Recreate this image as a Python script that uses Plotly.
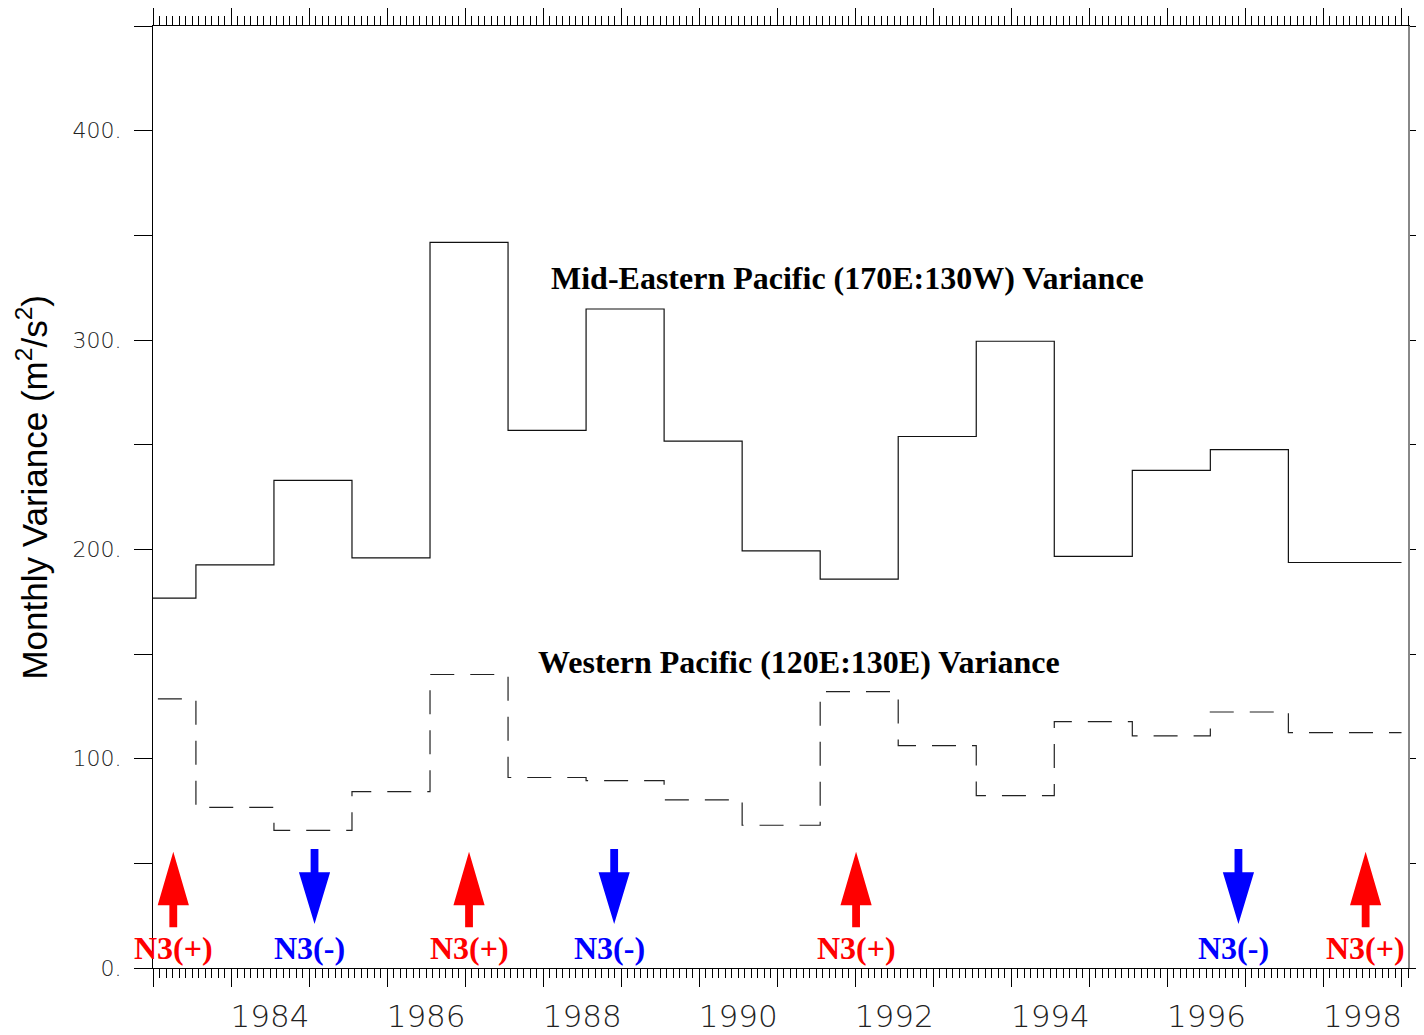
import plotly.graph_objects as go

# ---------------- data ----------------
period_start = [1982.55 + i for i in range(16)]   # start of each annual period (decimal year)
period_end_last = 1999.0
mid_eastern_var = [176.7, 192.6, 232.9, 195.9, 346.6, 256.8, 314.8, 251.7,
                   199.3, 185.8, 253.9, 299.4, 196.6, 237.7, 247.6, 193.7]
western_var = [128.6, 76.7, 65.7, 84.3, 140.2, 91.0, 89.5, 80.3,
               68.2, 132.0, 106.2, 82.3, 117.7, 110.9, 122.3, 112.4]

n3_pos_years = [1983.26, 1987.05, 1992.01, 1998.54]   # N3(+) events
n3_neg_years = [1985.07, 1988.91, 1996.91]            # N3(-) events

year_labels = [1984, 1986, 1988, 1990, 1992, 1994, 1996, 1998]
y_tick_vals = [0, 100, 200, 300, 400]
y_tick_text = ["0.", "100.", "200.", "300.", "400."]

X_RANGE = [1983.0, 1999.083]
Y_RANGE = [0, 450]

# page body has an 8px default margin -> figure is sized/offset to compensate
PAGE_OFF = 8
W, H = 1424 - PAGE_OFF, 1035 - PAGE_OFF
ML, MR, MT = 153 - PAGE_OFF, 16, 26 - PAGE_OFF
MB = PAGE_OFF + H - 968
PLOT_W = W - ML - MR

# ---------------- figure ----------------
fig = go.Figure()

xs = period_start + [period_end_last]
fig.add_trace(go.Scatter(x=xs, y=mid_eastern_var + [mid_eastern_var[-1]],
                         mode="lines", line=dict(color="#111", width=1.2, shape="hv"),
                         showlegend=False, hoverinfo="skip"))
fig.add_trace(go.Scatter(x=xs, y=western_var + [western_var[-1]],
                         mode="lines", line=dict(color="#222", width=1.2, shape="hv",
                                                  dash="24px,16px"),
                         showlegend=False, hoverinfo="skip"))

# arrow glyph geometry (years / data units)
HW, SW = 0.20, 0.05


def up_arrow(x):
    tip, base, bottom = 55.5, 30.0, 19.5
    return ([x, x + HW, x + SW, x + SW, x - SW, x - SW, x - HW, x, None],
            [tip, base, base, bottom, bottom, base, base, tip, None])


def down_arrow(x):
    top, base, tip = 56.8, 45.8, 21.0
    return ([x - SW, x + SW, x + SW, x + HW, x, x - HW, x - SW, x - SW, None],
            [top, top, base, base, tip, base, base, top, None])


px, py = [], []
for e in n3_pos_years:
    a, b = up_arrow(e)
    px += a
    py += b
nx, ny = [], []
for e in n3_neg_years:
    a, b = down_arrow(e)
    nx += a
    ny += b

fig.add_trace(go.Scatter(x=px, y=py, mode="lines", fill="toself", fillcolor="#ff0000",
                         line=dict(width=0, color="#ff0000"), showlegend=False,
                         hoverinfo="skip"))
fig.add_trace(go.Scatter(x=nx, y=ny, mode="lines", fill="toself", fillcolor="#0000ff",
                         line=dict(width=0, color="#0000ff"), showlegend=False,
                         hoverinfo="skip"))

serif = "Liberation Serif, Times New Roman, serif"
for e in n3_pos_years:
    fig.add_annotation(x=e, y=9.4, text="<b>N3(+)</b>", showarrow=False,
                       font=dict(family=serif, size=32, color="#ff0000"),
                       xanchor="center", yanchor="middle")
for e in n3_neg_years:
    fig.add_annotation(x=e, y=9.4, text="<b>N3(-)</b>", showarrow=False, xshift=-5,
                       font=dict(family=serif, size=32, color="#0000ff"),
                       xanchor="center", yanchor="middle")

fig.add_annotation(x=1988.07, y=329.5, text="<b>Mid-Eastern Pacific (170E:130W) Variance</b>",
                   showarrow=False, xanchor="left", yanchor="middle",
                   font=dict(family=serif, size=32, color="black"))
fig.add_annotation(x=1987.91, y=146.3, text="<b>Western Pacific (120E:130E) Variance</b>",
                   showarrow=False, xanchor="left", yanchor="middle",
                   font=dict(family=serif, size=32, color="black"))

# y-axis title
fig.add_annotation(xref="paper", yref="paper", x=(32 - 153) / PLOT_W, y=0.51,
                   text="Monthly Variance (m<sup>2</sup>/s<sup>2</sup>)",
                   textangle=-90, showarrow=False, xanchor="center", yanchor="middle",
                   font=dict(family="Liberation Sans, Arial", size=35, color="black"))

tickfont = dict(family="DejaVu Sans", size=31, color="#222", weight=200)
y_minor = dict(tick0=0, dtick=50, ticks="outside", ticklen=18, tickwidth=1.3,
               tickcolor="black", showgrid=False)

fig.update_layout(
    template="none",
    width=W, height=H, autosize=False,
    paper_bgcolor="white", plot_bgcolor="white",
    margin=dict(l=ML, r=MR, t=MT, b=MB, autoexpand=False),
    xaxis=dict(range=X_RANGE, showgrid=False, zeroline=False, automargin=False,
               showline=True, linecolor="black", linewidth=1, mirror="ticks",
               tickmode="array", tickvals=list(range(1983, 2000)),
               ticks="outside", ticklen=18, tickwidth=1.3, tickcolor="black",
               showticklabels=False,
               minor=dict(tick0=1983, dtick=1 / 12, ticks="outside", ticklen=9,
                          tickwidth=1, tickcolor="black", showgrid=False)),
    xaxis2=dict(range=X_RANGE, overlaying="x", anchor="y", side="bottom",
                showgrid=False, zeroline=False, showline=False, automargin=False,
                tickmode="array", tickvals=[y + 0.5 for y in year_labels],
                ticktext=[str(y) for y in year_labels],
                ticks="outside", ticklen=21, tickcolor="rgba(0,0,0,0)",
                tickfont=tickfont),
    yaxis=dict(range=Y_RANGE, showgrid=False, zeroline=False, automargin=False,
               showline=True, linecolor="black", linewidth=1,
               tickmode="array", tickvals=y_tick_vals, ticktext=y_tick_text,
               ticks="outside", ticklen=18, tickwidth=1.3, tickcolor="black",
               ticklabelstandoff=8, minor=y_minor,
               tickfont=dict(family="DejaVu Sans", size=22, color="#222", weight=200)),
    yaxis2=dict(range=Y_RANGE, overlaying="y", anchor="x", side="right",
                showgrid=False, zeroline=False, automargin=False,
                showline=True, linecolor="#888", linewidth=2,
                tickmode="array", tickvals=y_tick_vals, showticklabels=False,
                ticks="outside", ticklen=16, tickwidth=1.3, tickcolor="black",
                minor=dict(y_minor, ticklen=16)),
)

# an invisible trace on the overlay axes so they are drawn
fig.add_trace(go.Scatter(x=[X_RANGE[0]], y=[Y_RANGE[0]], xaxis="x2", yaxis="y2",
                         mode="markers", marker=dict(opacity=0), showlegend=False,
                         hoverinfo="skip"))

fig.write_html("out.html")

──────────

Copy the listing exactly. Any image in it stays out of the copy.

### Task output
Recreate this image as a Python script that uses Plotly.
import plotly.graph_objects as go

# ---------------- data ----------------
period_start = [1982.55 + i for i in range(16)]   # start of each annual period (decimal year)
period_end_last = 1999.0
mid_eastern_var = [176.7, 192.6, 232.9, 195.9, 346.6, 256.8, 314.8, 251.7,
                   199.3, 185.8, 253.9, 299.4, 196.6, 237.7, 247.6, 193.7]
western_var = [128.6, 76.7, 65.7, 84.3, 140.2, 91.0, 89.5, 80.3,
               68.2, 132.0, 106.2, 82.3, 117.7, 110.9, 122.3, 112.4]

n3_pos_years = [1983.26, 1987.05, 1992.01, 1998.54]   # N3(+) events
n3_neg_years = [1985.07, 1988.91, 1996.91]            # N3(-) events

year_labels = [1984, 1986, 1988, 1990, 1992, 1994, 1996, 1998]
y_tick_vals = [0, 100, 200, 300, 400]
y_tick_text = ["0.", "100.", "200.", "300.", "400."]

X_RANGE = [1983.0, 1999.083]
Y_RANGE = [0, 450]

# page body has an 8px default margin -> figure is sized/offset to compensate
PAGE_OFF = 8
W, H = 1424 - PAGE_OFF, 1035 - PAGE_OFF
ML, MR, MT = 153 - PAGE_OFF, 16, 26 - PAGE_OFF
MB = PAGE_OFF + H - 968
PLOT_W = W - ML - MR

# ---------------- figure ----------------
fig = go.Figure()

xs = period_start + [period_end_last]
fig.add_trace(go.Scatter(x=xs, y=mid_eastern_var + [mid_eastern_var[-1]],
                         mode="lines", line=dict(color="#111", width=1.2, shape="hv"),
                         showlegend=False, hoverinfo="skip"))
fig.add_trace(go.Scatter(x=xs, y=western_var + [western_var[-1]],
                         mode="lines", line=dict(color="#222", width=1.2, shape="hv",
                                                  dash="24px,16px"),
                         showlegend=False, hoverinfo="skip"))

# arrow glyph geometry (years / data units)
HW, SW = 0.20, 0.05


def up_arrow(x):
    tip, base, bottom = 55.5, 30.0, 19.5
    return ([x, x + HW, x + SW, x + SW, x - SW, x - SW, x - HW, x, None],
            [tip, base, base, bottom, bottom, base, base, tip, None])


def down_arrow(x):
    top, base, tip = 56.8, 45.8, 21.0
    return ([x - SW, x + SW, x + SW, x + HW, x, x - HW, x - SW, x - SW, None],
            [top, top, base, base, tip, base, base, top, None])


px, py = [], []
for e in n3_pos_years:
    a, b = up_arrow(e)
    px += a
    py += b
nx, ny = [], []
for e in n3_neg_years:
    a, b = down_arrow(e)
    nx += a
    ny += b

fig.add_trace(go.Scatter(x=px, y=py, mode="lines", fill="toself", fillcolor="#ff0000",
                         line=dict(width=0, color="#ff0000"), showlegend=False,
                         hoverinfo="skip"))
fig.add_trace(go.Scatter(x=nx, y=ny, mode="lines", fill="toself", fillcolor="#0000ff",
                         line=dict(width=0, color="#0000ff"), showlegend=False,
                         hoverinfo="skip"))

serif = "Liberation Serif, Times New Roman, serif"
for e in n3_pos_years:
    fig.add_annotation(x=e, y=9.4, text="<b>N3(+)</b>", showarrow=False,
                       font=dict(family=serif, size=32, color="#ff0000"),
                       xanchor="center", yanchor="middle")
for e in n3_neg_years:
    fig.add_annotation(x=e, y=9.4, text="<b>N3(-)</b>", showarrow=False, xshift=-5,
                       font=dict(family=serif, size=32, color="#0000ff"),
                       xanchor="center", yanchor="middle")

fig.add_annotation(x=1988.07, y=329.5, text="<b>Mid-Eastern Pacific (170E:130W) Variance</b>",
                   showarrow=False, xanchor="left", yanchor="middle",
                   font=dict(family=serif, size=32, color="black"))
fig.add_annotation(x=1987.91, y=146.3, text="<b>Western Pacific (120E:130E) Variance</b>",
                   showarrow=False, xanchor="left", yanchor="middle",
                   font=dict(family=serif, size=32, color="black"))

# y-axis title
fig.add_annotation(xref="paper", yref="paper", x=(32 - 153) / PLOT_W, y=0.51,
                   text="Monthly Variance (m<sup>2</sup>/s<sup>2</sup>)",
                   textangle=-90, showarrow=False, xanchor="center", yanchor="middle",
                   font=dict(family="Liberation Sans, Arial", size=35, color="black"))

tickfont = dict(family="DejaVu Sans", size=31, color="#222", weight=200)
y_minor = dict(tick0=0, dtick=50, ticks="outside", ticklen=18, tickwidth=1.3,
               tickcolor="black", showgrid=False)

fig.update_layout(
    template="none",
    width=W, height=H, autosize=False,
    paper_bgcolor="white", plot_bgcolor="white",
    margin=dict(l=ML, r=MR, t=MT, b=MB, autoexpand=False),
    xaxis=dict(range=X_RANGE, showgrid=False, zeroline=False, automargin=False,
               showline=True, linecolor="black", linewidth=1, mirror="ticks",
               tickmode="array", tickvals=list(range(1983, 2000)),
               ticks="outside", ticklen=18, tickwidth=1.3, tickcolor="black",
               showticklabels=False,
               minor=dict(tick0=1983, dtick=1 / 12, ticks="outside", ticklen=9,
                          tickwidth=1, tickcolor="black", showgrid=False)),
    xaxis2=dict(range=X_RANGE, overlaying="x", anchor="y", side="bottom",
                showgrid=False, zeroline=False, showline=False, automargin=False,
                tickmode="array", tickvals=[y + 0.5 for y in year_labels],
                ticktext=[str(y) for y in year_labels],
                ticks="outside", ticklen=21, tickcolor="rgba(0,0,0,0)",
                tickfont=tickfont),
    yaxis=dict(range=Y_RANGE, showgrid=False, zeroline=False, automargin=False,
               showline=True, linecolor="black", linewidth=1,
               tickmode="array", tickvals=y_tick_vals, ticktext=y_tick_text,
               ticks="outside", ticklen=18, tickwidth=1.3, tickcolor="black",
               ticklabelstandoff=8, minor=y_minor,
               tickfont=dict(family="DejaVu Sans", size=22, color="#222", weight=200)),
    yaxis2=dict(range=Y_RANGE, overlaying="y", anchor="x", side="right",
                showgrid=False, zeroline=False, automargin=False,
                showline=True, linecolor="#888", linewidth=2,
                tickmode="array", tickvals=y_tick_vals, showticklabels=False,
                ticks="outside", ticklen=16, tickwidth=1.3, tickcolor="black",
                minor=dict(y_minor, ticklen=16)),
)

# an invisible trace on the overlay axes so they are drawn
fig.add_trace(go.Scatter(x=[X_RANGE[0]], y=[Y_RANGE[0]], xaxis="x2", yaxis="y2",
                         mode="markers", marker=dict(opacity=0), showlegend=False,
                         hoverinfo="skip"))

fig.write_html("out.html")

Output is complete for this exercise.